Voice-to-text and text-to-speech technology used to be fussy and temperamental. Once the novelty wore off, fiddling around with voice technology was sometimes more trouble than it was worth. 



But voice technology has now matured to the point that it has become easier to use, more reliable and more widely available at little or no cost. Today in my company some of us use voice technology almost daily. 



If you’re not using the following voice technologies, you may be missing out on real productivity and efficiency benefits. Not to mention there’s a fun factor -- voice-related technology can make tedious tasks a little more interesting. 


Here are eight things you can do with voice computing in a small business -- including a few I’ll bet you haven’t tried. 



Perform searches with your voice 


Apple made headlines with Siri, its voice activated assistant, a few years ago. Those who don’t use Apple devices may be interested to know that Microsoft has made great strides with the Windows equivalent, Cortana. In fact, Cortana is integrated into the new Windows 10 operating system and can be accessed right from the bottom tray of the screen. 



And of course, Google has its own version called OK Google for use on the Chrome browser, Android devices, and even on iPads and iPhones. 



These voice-activated technologies keep getting better and easier to use. They need less “manual training” than earlier generations of speech recognition apps. They seem to learn how to understand your voice and what you’re asking for intelligently and on the fly. 



Create reminders and appointments


Many of us live and die by our to-do lists. With voice activated assistants like Siri, OK Google and Microsoft’s Cortana, we can add simple reminders or calendar items. Goodbye scribbled notes, hello automated efficiency. 



Control software apps


You can use voice commands to control various apps on your devices. For instance, you can use OK Google to give commands such as “Show rentals near me on Realtor.com.” Or use Siri to search your contacts list if you need to look up an email address or find a contact in your list with a certain name. The command list of things you can do is long and getting longer all the time. 



Even Amazon has gotten into the act, with Alexa, its assistant tied to the Echo device. You can ask Alexa to tell you the traffic or the weather or issue similar commands. 



Dictate blog posts for your content marketing


In the olden days, an executive might have called in his secretary to “take dictation.” That entailed one person dictating letters or other documents, and one person who knew shorthand taking it down and later transcribing the notes. Very labor intensive. 



Then along came Dictaphones, which were contraptions that the executive spoke into recording his or her voice. These still required the secretary to transcribe the recordings. 



If you’re not old enough to remember those methods, I don’t think you’re missing a thing! 
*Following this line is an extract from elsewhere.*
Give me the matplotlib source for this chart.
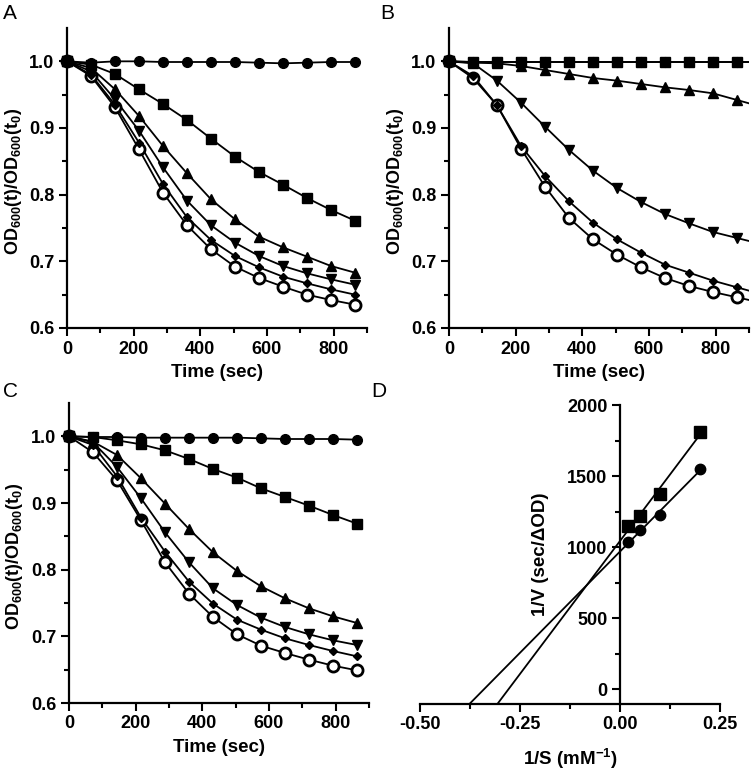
import numpy as np
import matplotlib
matplotlib.use("Agg")
import matplotlib.pyplot as plt
from matplotlib.ticker import MultipleLocator, FixedLocator

plt.rcParams['font.family'] = ['Liberation Sans', 'DejaVu Sans']
plt.rcParams['font.weight'] = 'bold'
plt.rcParams['mathtext.default'] = 'regular'

# ---------------- data ----------------
time_s = [0, 72, 144, 216, 288, 360, 432, 504, 576, 648, 720, 792, 864]

# Panel A
a_circle   = [1.0, 0.998, 1.0, 1.0, 0.999, 0.999, 0.999, 0.999, 0.998, 0.997, 0.998, 0.999, 0.999]
a_square   = [1.0, 0.995, 0.981, 0.958, 0.936, 0.912, 0.884, 0.857, 0.834, 0.815, 0.795, 0.777, 0.761]
a_triup    = [1.0, 0.990, 0.958, 0.918, 0.873, 0.832, 0.793, 0.763, 0.737, 0.721, 0.707, 0.693, 0.683]
a_tridown  = [1.0, 0.985, 0.943, 0.896, 0.841, 0.791, 0.754, 0.728, 0.708, 0.693, 0.682, 0.673, 0.665]
a_diamond  = [1.0, 0.980, 0.935, 0.878, 0.816, 0.766, 0.732, 0.708, 0.691, 0.677, 0.667, 0.658, 0.650]
a_open     = [1.0, 0.978, 0.931, 0.868, 0.803, 0.754, 0.718, 0.692, 0.675, 0.662, 0.650, 0.642, 0.635]

# Panel B
b_circle   = [1.0, 0.999, 0.999, 0.999, 0.999, 0.999, 0.999, 0.999, 0.999, 0.999, 0.999, 0.999, 0.999]
b_square   = [1.0, 0.999, 0.999, 0.999, 0.999, 0.999, 0.999, 0.999, 0.999, 0.999, 0.999, 0.999, 0.999]
b_triup    = [1.0, 0.998, 0.997, 0.993, 0.987, 0.981, 0.975, 0.971, 0.966, 0.961, 0.957, 0.952, 0.942]
b_tridown  = [1.0, 0.997, 0.971, 0.938, 0.902, 0.867, 0.836, 0.810, 0.789, 0.771, 0.757, 0.744, 0.735]
b_diamond  = [1.0, 0.978, 0.934, 0.873, 0.828, 0.790, 0.758, 0.733, 0.713, 0.695, 0.683, 0.671, 0.661]
b_open     = [1.0, 0.975, 0.934, 0.869, 0.812, 0.765, 0.733, 0.710, 0.691, 0.675, 0.663, 0.654, 0.646]

# Panel C
c_circle   = [1.0, 0.999, 0.999, 0.998, 0.998, 0.998, 0.998, 0.998, 0.997, 0.996, 0.996, 0.996, 0.995]
c_square   = [1.0, 0.999, 0.994, 0.988, 0.979, 0.966, 0.951, 0.938, 0.922, 0.909, 0.896, 0.882, 0.869]
c_triup    = [1.0, 0.992, 0.972, 0.937, 0.899, 0.861, 0.826, 0.798, 0.775, 0.757, 0.742, 0.730, 0.720]
c_tridown  = [1.0, 0.991, 0.954, 0.907, 0.856, 0.811, 0.772, 0.747, 0.728, 0.714, 0.703, 0.694, 0.687]
c_diamond  = [1.0, 0.987, 0.940, 0.878, 0.827, 0.782, 0.749, 0.725, 0.710, 0.697, 0.687, 0.678, 0.670]
c_open     = [1.0, 0.976, 0.934, 0.874, 0.811, 0.764, 0.729, 0.703, 0.686, 0.675, 0.665, 0.656, 0.649]

# Panel D (Lineweaver-Burk)
inv_s        = [0.02, 0.05, 0.10, 0.20]
inv_v_square = [1149, 1222, 1374, 1812]
inv_v_circle = [1034, 1121, 1226, 1550]

time_ticks = [0, 200, 400, 600, 800]
od_ticks = [0.6, 0.7, 0.8, 0.9, 1.0]
d_xticks = [-0.50, -0.25, 0.00, 0.25]
d_yticks = [0, 500, 1000, 1500, 2000]

# ---------------- figure ----------------
W, H = 756, 773
fig = plt.figure(figsize=(W / 100, H / 100), dpi=100)

def px_axes(left, top, right, bottom):
    return fig.add_axes([left / W, 1 - bottom / H, (right - left) / W, (bottom - top) / H])

TICK_FS = 13
LAB_FS = 13.5
YLAB_FS = 13
LW = 1.3

# (style, zorder): open circles sit underneath the filled markers
styles = [
    (dict(marker='o', ms=7, mfc='black', mec='black'), 4),
    (dict(marker='s', ms=7, mfc='black', mec='black'), 4),
    (dict(marker='^', ms=7, mfc='black', mec='black'), 4),
    (dict(marker='v', ms=7, mfc='black', mec='black'), 4),
    (dict(marker='D', ms=4.5, mfc='black', mec='black'), 4),
    (dict(marker='o', ms=8, mfc='white', mec='black', mew=2.0), 3),
]

def style_axes(ax):
    for s in ['top', 'right']:
        ax.spines[s].set_visible(False)
    for s in ['left', 'bottom']:
        ax.spines[s].set_linewidth(1.6)
    ax.tick_params(which='major', length=6, width=1.5, labelsize=TICK_FS, pad=3)
    ax.tick_params(which='minor', length=3.5, width=1.5)
    for lab in ax.get_xticklabels() + ax.get_yticklabels():
        lab.set_fontweight('bold')

def kinetic_panel(ax, series, extend=False):
    t = np.array(time_s, dtype=float)
    for vals, (st, z) in zip(series, styles):
        v = np.array(vals, dtype=float)
        tt, vv = t, v
        if extend:
            slope = (v[-1] - v[-2]) / (t[-1] - t[-2])
            tt = np.append(t, 900.0)
            vv = np.append(v, v[-1] + slope * (900.0 - t[-1]))
        ax.plot(tt, vv, '-', color='black', lw=LW, zorder=2)
        ax.plot(t, v, linestyle='none', zorder=z, clip_on=False, **st)
    ax.set_xlim(0, 900)
    ax.set_ylim(0.6, 1.05)
    ax.xaxis.set_major_locator(FixedLocator(time_ticks))
    ax.xaxis.set_minor_locator(MultipleLocator(100))
    ax.yaxis.set_major_locator(FixedLocator(od_ticks))
    ax.yaxis.set_minor_locator(FixedLocator([0.65, 0.75, 0.85, 0.95]))
    ax.set_yticklabels([f"{v:.1f}" for v in od_ticks])
    ax.set_xticklabels([str(v) for v in time_ticks])
    ax.set_xlabel("Time (sec)", fontsize=LAB_FS, fontweight='bold')
    ax.set_ylabel("OD$_{600}$(t)/OD$_{600}$(t$_{0}$)", fontsize=YLAB_FS, fontweight='bold')
    ax.xaxis.set_label_coords(0.5, -0.12)
    ax.yaxis.set_label_coords(-0.145, 0.49)
    style_axes(ax)

axA = px_axes(67, 28, 367, 328)
kinetic_panel(axA, [a_circle, a_square, a_triup, a_tridown, a_diamond, a_open])

axB = px_axes(449, 28, 749, 328)
kinetic_panel(axB, [b_circle, b_square, b_triup, b_tridown, b_diamond, b_open], extend=True)

axC = px_axes(69, 403, 369, 703)
kinetic_panel(axC, [c_circle, c_square, c_triup, c_tridown, c_diamond, c_open])

# Panel D
axD = px_axes(420, 405, 720, 703.5)
ylo, yhi = -100, 2000
x = np.array(inv_s)
for yv, mk, ms in [(inv_v_square, 's', 8), (inv_v_circle, 'o', 7.5)]:
    y = np.array(yv, dtype=float)
    m, b = np.polyfit(x, y, 1)
    x0 = (ylo - b) / m
    xs = np.array([x0, x[-1]])
    axD.plot(xs, m * xs + b, '-', color='black', lw=LW, zorder=2)
    axD.plot(x, y, linestyle='none', marker=mk, ms=ms, color='black', zorder=3)
axD.set_xlim(-0.5, 0.25)
axD.set_ylim(ylo, yhi)
axD.spines['left'].set_position(('data', 0))
axD.spines['left'].set_bounds(ylo, yhi)
axD.xaxis.set_major_locator(FixedLocator(d_xticks))
axD.xaxis.set_minor_locator(FixedLocator([-0.375, -0.125, 0.125]))
axD.yaxis.set_major_locator(FixedLocator(d_yticks))
axD.yaxis.set_minor_locator(FixedLocator([250, 750, 1250, 1750]))
axD.set_xticklabels([f"{v:.2f}" for v in d_xticks])
axD.set_yticklabels([str(v) for v in d_yticks])
axD.set_xlabel("1/S (mM$^{-1}$)", fontsize=LAB_FS, fontweight='bold')
axD.set_ylabel("1/V (sec/ΔOD)", fontsize=LAB_FS, fontweight='bold')
axD.xaxis.set_label_coords(0.5, -0.145)
axD.yaxis.set_label_coords(0.43, 0.5)
style_axes(axD)

# panel letters
for lbl, (xp, yp) in {"A": (3, 4), "B": (380, 4), "C": (3, 382), "D": (371, 382)}.items():
    fig.text(xp / W, 1 - yp / H, lbl, fontsize=15, fontweight='normal', ha='left', va='top')

fig.savefig("out.png", dpi=100)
Today’s method is much more efficient. You simply get voice recognition software such as Dragon, and with a microphone on your computer, dictate your blog post directly into text. Or check the features built into your computer -- Windows has a built-in speech recognition software feature. 



Proofread documents


Voice technology is not limited to commanding a device with your voice. In recent years great strides have been made in text-to-speech conversion. In other words, some programs can transform text into the spoken word. This is great if you need to proofread a document. A program like Natural Reader, or even Narrator, a feature included in Windows 10, will read a document back to you using robotic speech voices. It’s the best way to catch missing words, grammar issues and other errors in writing. 



Turn voicemails into text


Do you hate to listen to voicemails? Some people prefer to get them in written form. That’s where an app like Vox Sciences’ VoxSci can be helpful. It turns your voicemails into texts or emails. 



Record a live presentation and transcribe it


Have you ever wanted to record a presentation or webinar for your own educational purposes, so you didn’t have to take notes? 



Use the voice recording features built into most smartphones today to record a verbal presentation. Then have the recording transcribed. For instance. with the Rev.com mobile app you can record something on your phone using the record feature (such as on Samsung Galaxy phones) and upload it in a minute directly to Rev.com to be transcribed. Rev.com uses human transcriptionists. The cost is low at just $1.00 per minute, currently, and the results are good -- and with the app it’s a semi-automated convenience that is hard to beat. 



Translate spoken words into other languages


Skype Translator is a relatively new entrant in the voice technology space -- and one of the most interesting. It will translate voices in Skype conversations in near real time -- and give you an on-screen transcript, too. Currently Skype Translator is available in six languages: English, Spanish, French, German, Italian and Mandarin. 



If you haven’t tried these voice technologies, make it an objective. There’s a bit of a learning curve, to be sure. But it’s nowhere near as time-consuming as it used to be to get started using these applications. Once you set them up, they can cut hours of time out of your month -- and cut your employees’ time, too.